The Method Exception (Because Of Course There Is)

Now, here’s the part where the TypeScript designers decided to throw a practicality grenade into our beautiful theory bunker. For methods (functions defined inside an object or class), the compiler relaxes this strict rule and uses bivariance (either covariant or contravariant) by default, even under strictFunctionTypes.

interface Comparison<T> {
  compare: (a: T, b: T) => number; // Function syntax - CHECKED strictly
  compareBivariant(a: T, b: T): number; // Method syntax - NOT checked strictly
}

let contra: Comparison<Dog>['compare'] = (a: Bulldog, b: Bulldog) => { ... }; // ❌ Error! Good.
let bi: Comparison<Dog>['compareBivariant'] = (a: Bulldog, b: Bulldog) => { ... }; // ✅ No Error. Sigh.

Why this madness? Mostly for historical reasons and the fact that a ton of existing JavaScript code, particularly array methods like Array<Dog>.forEach((item: Bulldog) => ...), relied on this unsound behavior. It was deemed too big a breaking change to enforce strictness everywhere. It’s a trade-off, and you should consider it a code smell. Prefer the function property syntax (a: T) => void over the method syntax method(a: T): void when you want to ensure maximum type safety.

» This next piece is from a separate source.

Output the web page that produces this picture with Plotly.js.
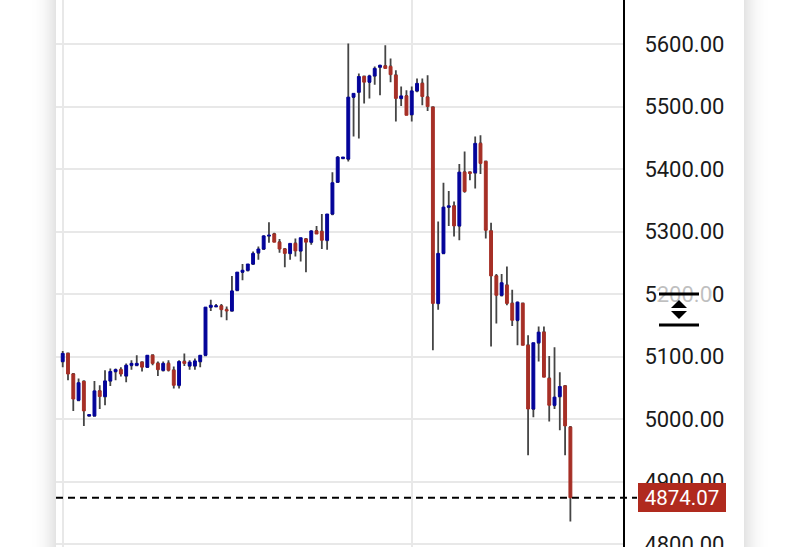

Best Practices and Pitfalls

  1. Always Enable It: This should be non-negotiable. The soundness it provides is a cornerstone of writing robust TypeScript. The “pitfall” is not using it.
  2. Understand the Method Loophole: Be aware that the method syntax is a escape hatch from this safety. Use it intentionally, not by accident.
  3. Function Syntax for Safety: When defining interfaces for function properties (like callbacks in libraries), use the property syntax callback: (value: T) => void to get the full benefit of strictFunctionTypes.
  4. It’s About Parameters: Remember, this only affects function parameters. Return types are still checked covariantly (which is safe), and property types are checked invariantly.

Enabling strictFunctionTypes is like finally getting a compiler that tells you, “Hey, that thing you’re about to do? It’s going to fail spectacularly at 3 AM on a Saturday.” It’s one of the best friends you’ll have in your codebase, even if its honesty can be a little brutal.